Lately my to be read stack has been growing dangerously high and slightly ignored. Before heading to a long overdue check-up and physical last week, I grabbed Impatient with Desire: The Lost Journal of Tamsen Donner by Gabrielle Burton. After reading some heavy stuff, it looked like a quick read.
I knew nothing about Impatient with Desire when I picked it up. I won it from a long forgotten giveaway and was surprised when it arrived in the mail. Based very loosely off the Donner party’s attempt on the Oregon Trail, this novel is historical fiction with heavy emphasis on the fiction (as mentioned in the author’s notes).
In the winter of 1846, the Donner party became trapped in the mountains on their way to California. The group bunkered down in the mountain with dwindling supplies and a tiny hope of rescue. No one knows what happened while they were trapped in the snowy mountains, but author Gabrielle Burton imagines what it might have been like from Tamsen Donner’s point of view.

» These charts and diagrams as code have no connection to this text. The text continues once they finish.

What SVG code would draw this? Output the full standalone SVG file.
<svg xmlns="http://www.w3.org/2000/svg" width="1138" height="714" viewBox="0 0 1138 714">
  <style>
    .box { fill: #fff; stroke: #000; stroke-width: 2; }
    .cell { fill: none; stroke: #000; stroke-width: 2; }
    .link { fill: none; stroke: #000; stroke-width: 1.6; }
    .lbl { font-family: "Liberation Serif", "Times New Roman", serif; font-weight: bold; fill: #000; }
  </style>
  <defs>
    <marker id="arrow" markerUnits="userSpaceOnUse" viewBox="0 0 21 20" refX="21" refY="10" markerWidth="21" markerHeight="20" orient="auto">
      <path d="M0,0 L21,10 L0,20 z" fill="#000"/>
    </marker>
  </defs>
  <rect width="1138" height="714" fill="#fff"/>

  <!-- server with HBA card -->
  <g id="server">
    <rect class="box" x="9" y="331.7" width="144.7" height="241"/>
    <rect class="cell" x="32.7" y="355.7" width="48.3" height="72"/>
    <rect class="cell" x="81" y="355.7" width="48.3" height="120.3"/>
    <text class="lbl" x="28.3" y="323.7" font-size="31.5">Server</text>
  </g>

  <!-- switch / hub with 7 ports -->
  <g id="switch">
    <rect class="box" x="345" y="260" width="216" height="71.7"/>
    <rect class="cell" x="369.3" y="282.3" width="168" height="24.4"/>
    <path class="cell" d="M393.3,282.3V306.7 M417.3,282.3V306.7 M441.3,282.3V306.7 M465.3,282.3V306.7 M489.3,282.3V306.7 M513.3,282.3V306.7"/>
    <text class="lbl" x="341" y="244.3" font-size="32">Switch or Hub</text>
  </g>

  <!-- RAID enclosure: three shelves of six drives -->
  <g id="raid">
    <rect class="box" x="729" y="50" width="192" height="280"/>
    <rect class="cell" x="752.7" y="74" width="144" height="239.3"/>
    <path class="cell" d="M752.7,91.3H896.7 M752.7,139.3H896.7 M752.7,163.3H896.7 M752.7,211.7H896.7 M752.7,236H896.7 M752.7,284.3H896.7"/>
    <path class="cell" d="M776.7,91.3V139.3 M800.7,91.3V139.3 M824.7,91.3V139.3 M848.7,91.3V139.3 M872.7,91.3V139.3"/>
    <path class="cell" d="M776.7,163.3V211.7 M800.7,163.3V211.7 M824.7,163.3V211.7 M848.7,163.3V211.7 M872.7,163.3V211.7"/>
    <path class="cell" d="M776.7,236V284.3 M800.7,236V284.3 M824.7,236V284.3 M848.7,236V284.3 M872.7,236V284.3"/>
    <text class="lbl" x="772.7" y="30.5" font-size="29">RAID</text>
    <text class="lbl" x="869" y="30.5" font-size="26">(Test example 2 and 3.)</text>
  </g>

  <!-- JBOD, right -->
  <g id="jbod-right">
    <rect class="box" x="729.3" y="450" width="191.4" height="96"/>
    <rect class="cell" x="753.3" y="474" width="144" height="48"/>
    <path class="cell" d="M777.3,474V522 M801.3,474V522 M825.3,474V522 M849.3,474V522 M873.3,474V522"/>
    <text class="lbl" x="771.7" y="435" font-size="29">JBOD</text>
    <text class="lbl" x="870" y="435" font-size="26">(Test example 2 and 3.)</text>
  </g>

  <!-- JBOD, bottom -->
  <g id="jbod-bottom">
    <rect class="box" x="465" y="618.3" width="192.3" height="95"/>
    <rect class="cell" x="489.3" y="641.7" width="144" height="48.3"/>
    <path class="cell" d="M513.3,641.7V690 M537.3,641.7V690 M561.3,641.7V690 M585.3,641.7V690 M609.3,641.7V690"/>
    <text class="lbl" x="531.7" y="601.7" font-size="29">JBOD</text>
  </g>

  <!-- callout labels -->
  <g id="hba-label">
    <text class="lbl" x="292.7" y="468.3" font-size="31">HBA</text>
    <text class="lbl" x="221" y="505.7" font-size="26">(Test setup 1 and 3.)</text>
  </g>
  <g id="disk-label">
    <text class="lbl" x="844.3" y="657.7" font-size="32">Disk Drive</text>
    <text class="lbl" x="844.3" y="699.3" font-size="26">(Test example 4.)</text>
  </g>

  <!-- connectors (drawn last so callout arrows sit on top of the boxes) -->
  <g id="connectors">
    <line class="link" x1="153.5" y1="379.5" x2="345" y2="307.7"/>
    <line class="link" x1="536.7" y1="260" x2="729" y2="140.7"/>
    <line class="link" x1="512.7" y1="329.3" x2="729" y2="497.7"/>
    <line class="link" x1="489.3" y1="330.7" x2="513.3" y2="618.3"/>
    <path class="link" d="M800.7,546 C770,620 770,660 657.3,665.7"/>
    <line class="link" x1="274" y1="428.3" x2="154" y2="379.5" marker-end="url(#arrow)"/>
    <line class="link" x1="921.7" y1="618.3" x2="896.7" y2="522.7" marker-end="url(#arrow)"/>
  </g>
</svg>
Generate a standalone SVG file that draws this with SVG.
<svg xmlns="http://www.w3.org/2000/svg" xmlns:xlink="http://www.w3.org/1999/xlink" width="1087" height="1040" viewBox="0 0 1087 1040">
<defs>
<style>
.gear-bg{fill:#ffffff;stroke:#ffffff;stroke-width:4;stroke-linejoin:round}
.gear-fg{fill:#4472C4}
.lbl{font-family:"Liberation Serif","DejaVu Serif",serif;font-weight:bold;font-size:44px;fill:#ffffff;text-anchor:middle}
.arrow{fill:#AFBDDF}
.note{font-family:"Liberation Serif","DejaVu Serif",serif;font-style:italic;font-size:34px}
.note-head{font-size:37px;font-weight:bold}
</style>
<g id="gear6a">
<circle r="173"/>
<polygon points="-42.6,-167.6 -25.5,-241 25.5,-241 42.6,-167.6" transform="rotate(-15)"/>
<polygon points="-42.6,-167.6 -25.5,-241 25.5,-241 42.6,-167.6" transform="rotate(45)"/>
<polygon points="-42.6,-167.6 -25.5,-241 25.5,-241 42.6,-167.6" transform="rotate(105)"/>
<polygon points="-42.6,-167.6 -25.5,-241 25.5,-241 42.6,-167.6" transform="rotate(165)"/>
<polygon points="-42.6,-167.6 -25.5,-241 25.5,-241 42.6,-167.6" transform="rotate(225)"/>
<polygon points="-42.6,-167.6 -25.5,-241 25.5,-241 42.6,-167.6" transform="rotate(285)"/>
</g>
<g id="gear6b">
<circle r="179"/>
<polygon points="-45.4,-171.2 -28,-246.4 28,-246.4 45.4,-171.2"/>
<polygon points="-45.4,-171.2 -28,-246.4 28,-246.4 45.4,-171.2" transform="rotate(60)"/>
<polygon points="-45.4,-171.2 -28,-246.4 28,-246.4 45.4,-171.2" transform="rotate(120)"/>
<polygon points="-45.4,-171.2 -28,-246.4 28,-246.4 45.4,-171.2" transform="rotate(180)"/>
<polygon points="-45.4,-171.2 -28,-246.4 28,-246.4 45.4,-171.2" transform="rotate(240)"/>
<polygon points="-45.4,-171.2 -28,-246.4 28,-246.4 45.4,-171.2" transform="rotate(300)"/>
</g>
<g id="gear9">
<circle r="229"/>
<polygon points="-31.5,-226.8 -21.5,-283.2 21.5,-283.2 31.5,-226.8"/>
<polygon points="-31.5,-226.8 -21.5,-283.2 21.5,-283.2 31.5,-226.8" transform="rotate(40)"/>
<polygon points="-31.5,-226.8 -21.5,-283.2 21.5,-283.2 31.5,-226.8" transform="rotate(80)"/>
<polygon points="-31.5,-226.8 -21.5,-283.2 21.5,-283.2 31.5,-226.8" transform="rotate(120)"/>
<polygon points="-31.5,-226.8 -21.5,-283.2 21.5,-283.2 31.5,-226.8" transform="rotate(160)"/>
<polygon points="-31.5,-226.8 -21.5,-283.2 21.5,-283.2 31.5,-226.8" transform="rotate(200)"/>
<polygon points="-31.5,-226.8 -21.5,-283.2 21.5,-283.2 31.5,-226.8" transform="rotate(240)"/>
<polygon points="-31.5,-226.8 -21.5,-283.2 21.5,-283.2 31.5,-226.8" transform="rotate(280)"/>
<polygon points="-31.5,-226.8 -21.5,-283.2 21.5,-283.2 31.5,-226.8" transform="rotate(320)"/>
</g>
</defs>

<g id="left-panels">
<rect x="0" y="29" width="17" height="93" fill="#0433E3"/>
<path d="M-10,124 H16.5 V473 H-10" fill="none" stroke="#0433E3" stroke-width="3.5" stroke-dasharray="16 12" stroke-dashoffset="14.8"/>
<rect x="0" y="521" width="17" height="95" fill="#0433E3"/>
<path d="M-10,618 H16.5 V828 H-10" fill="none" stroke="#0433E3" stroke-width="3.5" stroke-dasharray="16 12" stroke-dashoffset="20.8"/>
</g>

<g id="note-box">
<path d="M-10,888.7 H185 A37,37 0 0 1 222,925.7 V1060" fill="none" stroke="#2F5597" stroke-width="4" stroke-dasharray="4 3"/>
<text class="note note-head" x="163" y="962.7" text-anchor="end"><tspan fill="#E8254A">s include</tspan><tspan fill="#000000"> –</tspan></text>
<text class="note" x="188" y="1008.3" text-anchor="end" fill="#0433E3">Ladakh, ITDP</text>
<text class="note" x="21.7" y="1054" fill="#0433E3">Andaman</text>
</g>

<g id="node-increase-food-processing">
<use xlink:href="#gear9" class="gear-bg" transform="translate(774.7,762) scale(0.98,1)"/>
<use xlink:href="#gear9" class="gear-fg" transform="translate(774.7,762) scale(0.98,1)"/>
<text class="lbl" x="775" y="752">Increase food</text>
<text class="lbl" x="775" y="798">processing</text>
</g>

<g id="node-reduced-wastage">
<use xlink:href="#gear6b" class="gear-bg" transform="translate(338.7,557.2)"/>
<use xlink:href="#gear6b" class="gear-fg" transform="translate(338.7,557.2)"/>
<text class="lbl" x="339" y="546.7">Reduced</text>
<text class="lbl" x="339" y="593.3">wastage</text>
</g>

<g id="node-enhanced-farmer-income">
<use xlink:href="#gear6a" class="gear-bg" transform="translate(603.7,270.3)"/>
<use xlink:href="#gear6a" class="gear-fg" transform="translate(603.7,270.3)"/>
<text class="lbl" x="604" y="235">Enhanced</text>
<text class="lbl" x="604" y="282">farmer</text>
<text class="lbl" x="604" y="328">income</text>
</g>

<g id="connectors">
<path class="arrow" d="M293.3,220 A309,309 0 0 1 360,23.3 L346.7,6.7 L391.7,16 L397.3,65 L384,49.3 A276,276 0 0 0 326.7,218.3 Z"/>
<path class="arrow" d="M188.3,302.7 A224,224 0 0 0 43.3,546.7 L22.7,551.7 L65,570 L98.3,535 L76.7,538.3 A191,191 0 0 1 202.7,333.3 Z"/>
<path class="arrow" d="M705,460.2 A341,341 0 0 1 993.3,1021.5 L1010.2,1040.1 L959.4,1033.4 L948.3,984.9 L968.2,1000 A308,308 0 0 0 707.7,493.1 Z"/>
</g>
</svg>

Tamsen, whose husband George Donner is the group’s elected captain, begins her journal as letters to her sister. The longer she, her husband, and five daughters are trapped in the mountain, the more she seeks solace in her journal. She describes how desperate they are for sustenance-they cut down the cowhides over their heads to cook and eat. Literally eating the roof over their heads. Later they have to resort to even more drastic measures.
What drew me into this novel was Tamsen Donner herself. As I read her unorganized journal, I began to love her. She was a strong independent woman, even by the standards of 1840s. She was well educated and became a teacher. Her marriage was a marriage of equals. She fought hard to keep her children alive without losing a sense of herself.
If you know the story of the Donner Party, you probably already know what happened to the Donner Party (don’t worry some of them survive), but I won’t spoil it for everyone.
The novel was a quick easy read. I couldn’t put it down once I became invested in Tamsen. The journal/novel does not read chronologically. The author uses Tamsen’s memory to fill in the readers about Tamsen’s past. Some of the stories were from Tamsen’s childhood while others were from their journey thus far on the Oregon Trail. I found it a bit hard to follow and just gave up trying to sort everything out in my head. Later in the novel Tamsen mentions that the binding on her journal falls apart and she gathered the pages as best she could.
Reading Impatient Desire gave me an idea how hard it must have been to traverse halfway across the United States. Their faith in what California had to offer had to be immense in order to give up their cozy life in Illinois and travel for over a year for a better life. Manifest Destiny right?
I guess it was no different than my family leaving Vietnam to come to the United States in 1975.